** start DATASET EXTRACT **

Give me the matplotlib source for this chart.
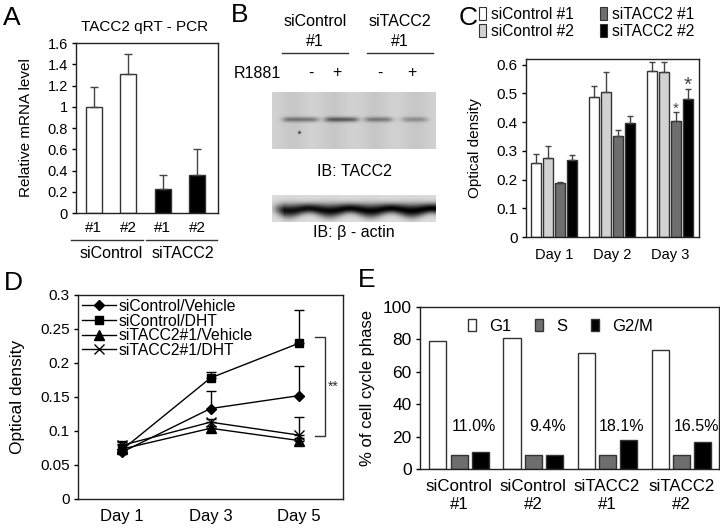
import matplotlib
matplotlib.use("Agg")
import matplotlib.pyplot as plt
from matplotlib.patches import Patch
import numpy as np

plt.rcParams['font.family'] = ['Liberation Sans', 'DejaVu Sans']
plt.rcParams['font.size'] = 11

# ---- panel A: qRT-PCR
a_labels = ['#1', '#2', '#1', '#2']
a_groups = ['siControl', 'siTACC2']
a_values = [1.0, 1.31, 0.23, 0.36]
a_errors = [0.19, 0.19, 0.13, 0.24]

# ---- panel B: blot lanes
b_treat = ['-', '+', '-', '+']
b_tacc2_band = [0.34, 0.44, 0.32, 0.24]   # band darkness per lane
b_actin_band = [0.80, 0.84, 0.84, 0.86]

# ---- panel C: proliferation, 4 siRNAs
c_days = ['Day 1', 'Day 2', 'Day 3']
c_series = ['siControl #1', 'siControl #2', 'siTACC2 #1', 'siTACC2 #2']
c_ctrl1 = [0.257, 0.488, 0.577]
c_ctrl1_err = [0.033, 0.037, 0.033]
c_ctrl2 = [0.274, 0.505, 0.573]
c_ctrl2_err = [0.043, 0.068, 0.035]
c_tacc1 = [0.189, 0.353, 0.405]
c_tacc1_err = [0.002, 0.018, 0.030]
c_tacc2 = [0.268, 0.396, 0.481]
c_tacc2_err = [0.016, 0.027, 0.033]

# ---- panel D: DHT response
d_days = ['Day 1', 'Day 3', 'Day 5']
d_names = ['siControl/Vehicle', 'siControl/DHT', 'siTACC2#1/Vehicle', 'siTACC2#1/DHT']
d_ctrl_veh = [0.069, 0.133, 0.152]
d_ctrl_veh_err = [0.005, 0.026, 0.043]
d_ctrl_dht = [0.0725, 0.178, 0.229]
d_ctrl_dht_err = [0.012, 0.009, 0.049]
d_tacc_veh = [0.0735, 0.104, 0.086]
d_tacc_veh_err = [0.008, 0.003, 0.003]
d_tacc_dht = [0.079, 0.113, 0.094]
d_tacc_dht_err = [0.006, 0.004, 0.026]

# ---- panel E: cell cycle
e_groups = ['siControl\n#1', 'siControl\n#2', 'siTACC2\n#1', 'siTACC2\n#2']
e_g1 = [79.1, 80.9, 71.7, 73.2]
e_s = [8.8, 8.8, 8.8, 8.8]
e_g2m = [10.3, 8.8, 18.0, 16.4]
e_g2m_text = ['11.0%', '9.4%', '18.1%', '16.5%']

W, H = 720, 529
fig = plt.figure(figsize=(W / 100, H / 100), dpi=100)


def px_axes(l, t, r, b):
    return fig.add_axes([l / W, 1 - b / H, (r - l) / W, (b - t) / H])


def ftext(x, y, s, **kw):
    fig.text(x / W, 1 - y / H, s, **kw)


def fline(x0, x1, y):
    fig.add_artist(plt.Line2D([x0 / W, x1 / W], [1 - y / H, 1 - y / H],
                              color='#333333', lw=1))


def style(ax, ysize, xsize, xpad):
    for sp in ax.spines.values():
        sp.set_color('#222222')
        sp.set_linewidth(1)
    ax.tick_params(axis='y', direction='out', length=3, width=1, pad=3,
                   labelsize=ysize)
    ax.tick_params(axis='x', length=0, pad=xpad, labelsize=xsize)


# ---------------- A
axA = px_axes(76, 43, 218, 213)
xa = np.arange(len(a_values))
axA.bar(xa, a_values, width=0.46, color=['white', 'white', 'black', 'black'],
        edgecolor='#333333', lw=1)
axA.errorbar(xa, a_values, yerr=[np.zeros(4), a_errors], fmt='none',
             ecolor='#444444', elinewidth=1, capsize=3, capthick=1)
axA.set_xlim(-0.52, 3.6)
axA.set_ylim(0, 1.6)
axA.set_yticks(np.arange(0, 1.61, 0.2))
axA.set_yticklabels(['0', '0.2', '0.4', '0.6', '0.8', '1', '1.2', '1.4', '1.6'])
axA.set_xticks(xa)
axA.set_xticklabels(a_labels)
style(axA, 10.5, 11, 6)
axA.set_ylabel('Relative mRNA level', fontsize=11)
axA.yaxis.set_label_coords(-0.30, 0.5)
ftext(145, 27, 'TACC2 qRT - PCR', ha='center', va='center', fontsize=11)
fline(71, 143, 240)
fline(146, 217, 240)
ftext(111, 254, a_groups[0], ha='center', va='center', fontsize=11.5)
ftext(183, 254, a_groups[1], ha='center', va='center', fontsize=11.5)

# ---------------- B (blot images)
lane_cx = [28, 69, 106, 142]
lane_hw = [17, 16, 13, 12]
yy, xx = np.mgrid[0:57, 0:164]
blot1 = 0.80 + 0.02 * np.cos(xx / 164 * 2 * np.pi * 4)
for cx, hw, dk in zip(lane_cx, lane_hw, b_tacc2_band):
    box = 1 / (1 + np.exp((np.abs(xx - cx) - hw) / 2.0))
    blot1 -= dk * box * np.exp(-0.5 * ((yy - 27) / 1.8) ** 2)
blot1 -= 0.6 * np.exp(-((xx - 27) ** 2 + (yy - 40) ** 2) / 2.0)
axB1 = px_axes(272, 92, 436, 149)
axB1.imshow(blot1, cmap='gray', vmin=0, vmax=1, aspect='auto',
            interpolation='bilinear')
axB1.axis('off')

yy2, xx2 = np.mgrid[0:27, 0:164]
lane_w = 164 / 4
phase = 2 * np.pi * (xx2 - 6) / lane_w
yc = 14.0 + 1.2 * np.sin(phase)
sig = 4.2 + 0.6 * np.sin(phase)
dark = np.interp(xx2, lane_cx, b_actin_band)
dark = dark * np.clip((xx2 + 2) / 14, 0, 1)
blot2 = 0.86 - dark * np.exp(-0.5 * ((yy2 - yc) / sig) ** 2)
axB2 = px_axes(272, 195, 436, 222)
axB2.imshow(blot2, cmap='gray', vmin=0, vmax=1, aspect='auto',
            interpolation='bilinear')
axB2.axis('off')

ftext(315, 22, 'siControl', ha='center', va='center', fontsize=11.5)
ftext(315, 41, '#1', ha='center', va='center', fontsize=11.5)
ftext(400, 22, 'siTACC2', ha='center', va='center', fontsize=11.5)
ftext(400, 41, '#1', ha='center', va='center', fontsize=11.5)
fline(282, 348, 53)
fline(367, 433, 53)
ftext(234, 73, 'R1881', ha='left', va='center', fontsize=11.5)
for xp, s in zip([311, 337, 380, 412], b_treat):
    ftext(xp, 73, s, ha='center', va='center', fontsize=11.5)
ftext(354, 172, 'IB: TACC2', ha='center', va='center', fontsize=11.5)
ftext(354, 232, 'IB: \u03b2 - actin', ha='center', va='center', fontsize=11.5)

# ---------------- C
axC = px_axes(526, 59, 699, 237)
xc = np.arange(len(c_days))
c_vals = [c_ctrl1, c_ctrl2, c_tacc1, c_tacc2]
c_errs = [c_ctrl1_err, c_ctrl2_err, c_tacc1_err, c_tacc2_err]
c_cols = ['white', '#d2d2d2', '#6e6e6e', 'black']
offs = [-0.31, -0.103, 0.103, 0.31]
for v, e, col, o, name in zip(c_vals, c_errs, c_cols, offs, c_series):
    axC.bar(xc + o, v, width=0.17, color=col, edgecolor='#333333', lw=1,
            label=name)
    axC.errorbar(xc + o, v, yerr=[np.zeros(3), e], fmt='none',
                 ecolor='#444444', elinewidth=1, capsize=2.5, capthick=1)
axC.set_xlim(-0.48, 2.5)
axC.set_ylim(0, 0.62)
axC.set_yticks(np.arange(0, 0.61, 0.1))
axC.set_yticklabels(['0', '0.1', '0.2', '0.3', '0.4', '0.5', '0.6'])
axC.set_xticks(xc)
axC.set_xticklabels(c_days)
style(axC, 11, 10.5, 8)
axC.set_ylabel('Optical density', fontsize=11)
axC.yaxis.set_label_coords(-0.255, 0.5)
axC.text(2 + offs[2], c_tacc1[2] + c_tacc1_err[2] + 0.012, '*', ha='center',
         va='center', fontsize=11, color='#444444')
axC.text(2 + offs[3], c_tacc2[2] + c_tacc2_err[2] + 0.016, '*', ha='center',
         va='center', fontsize=15, color='#444444')
fig.legend(handles=[Patch(facecolor=c, edgecolor='#333333', lw=0.8)
                    for c in c_cols],
           labels=c_series, ncol=2, loc='upper left',
           bbox_to_anchor=(476 / W, 1 - 4 / H), frameon=False,
           handlelength=0.45, handleheight=0.9, handletextpad=0.3,
           columnspacing=1.7, labelspacing=0.1, fontsize=11.2,
           borderpad=0.2, borderaxespad=0)

# ---------------- D
axD = px_axes(78, 295, 343, 499)
xd = np.arange(len(d_days))
d_vals = [d_ctrl_veh, d_ctrl_dht, d_tacc_veh, d_tacc_dht]
d_errs = [d_ctrl_veh_err, d_ctrl_dht_err, d_tacc_veh_err, d_tacc_dht_err]
d_marks = [('D', 5), ('s', 6), ('^', 6.5), ('x', 7)]
for v, e, (m, ms), name in zip(d_vals, d_errs, d_marks, d_names):
    axD.errorbar(xd, v, yerr=[np.zeros(3), e], fmt='none', ecolor='black',
                 elinewidth=1, capsize=3.5, capthick=1)
    axD.plot(xd, v, color='black', lw=1, marker=m, ms=ms, mfc='black',
             mec='black', label=name)
axD.set_xlim(-0.5, 2.5)
axD.set_ylim(0, 0.3)
axD.set_yticks(np.arange(0, 0.31, 0.05))
axD.set_yticklabels(['0', '0.05', '0.1', '0.15', '0.2', '0.25', '0.3'])
axD.set_xticks(xd)
axD.set_xticklabels(d_days)
style(axD, 11, 12, 7)
axD.set_ylabel('Optical density', fontsize=12.5)
axD.yaxis.set_label_coords(-0.20, 0.5)
axD.legend(loc='upper left', frameon=False, fontsize=11.3, handlelength=2.2,
           handletextpad=0.15, labelspacing=-0.02, borderaxespad=0.1,
           borderpad=0.15)
axD.plot([2.18, 2.296, 2.296, 2.18], [0.238, 0.238, 0.092, 0.092],
         color='#333333', lw=1, clip_on=False)
axD.text(2.39, 0.165, '**', ha='center', va='center', fontsize=10,
         color='#333333')

# ---------------- E
axE = px_axes(420, 307, 719, 469)
xe = np.arange(len(e_groups))
e_vals = [e_g1, e_s, e_g2m]
e_cols = ['white', '#6e6e6e', 'black']
e_names = ['G1', 'S', 'G2/M']
for v, col, o, name in zip(e_vals, e_cols, [-0.285, 0, 0.285], e_names):
    axE.bar(xe + o, v, width=0.23, color=col, edgecolor='#333333', lw=1,
            label=name)
for x, s in zip(xe, e_g2m_text):
    axE.text(x + 0.2, 26, s, ha='center', va='center', fontsize=11.5)
axE.set_xlim(-0.527, 3.51)
axE.set_ylim(0, 100)
axE.set_yticks(np.arange(0, 101, 20))
axE.set_xticks(xe)
axE.set_xticklabels(e_groups, linespacing=1.25)
style(axE, 12.5, 12.2, 7)
axE.set_ylabel('% of cell cycle phase', fontsize=12)
axE.yaxis.set_label_coords(-0.15, 0.5)
axE.legend(loc='upper center', bbox_to_anchor=(0.47, 1.0), ncol=3,
           frameon=False, fontsize=12, handlelength=0.5, handleheight=0.8,
           handletextpad=0.8, columnspacing=1.4, borderaxespad=0.3)

# ---------------- panel letters
for xp, yp, s in [(3, 25, 'A'), (231, 22, 'B'), (459, 25, 'C'),
                  (4, 290, 'D'), (358, 287, 'E')]:
    ftext(xp, yp, s, ha='left', va='baseline', fontsize=19)

fig.savefig('out.png', dpi=100)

** end DATASET EXTRACT **

Which lines of the data above contain "matplotlib"? Copy each one.

SOLUTION:
Give me the matplotlib source for this chart.
import matplotlib
matplotlib.use("Agg")
import matplotlib.pyplot as plt
from matplotlib.patches import Patch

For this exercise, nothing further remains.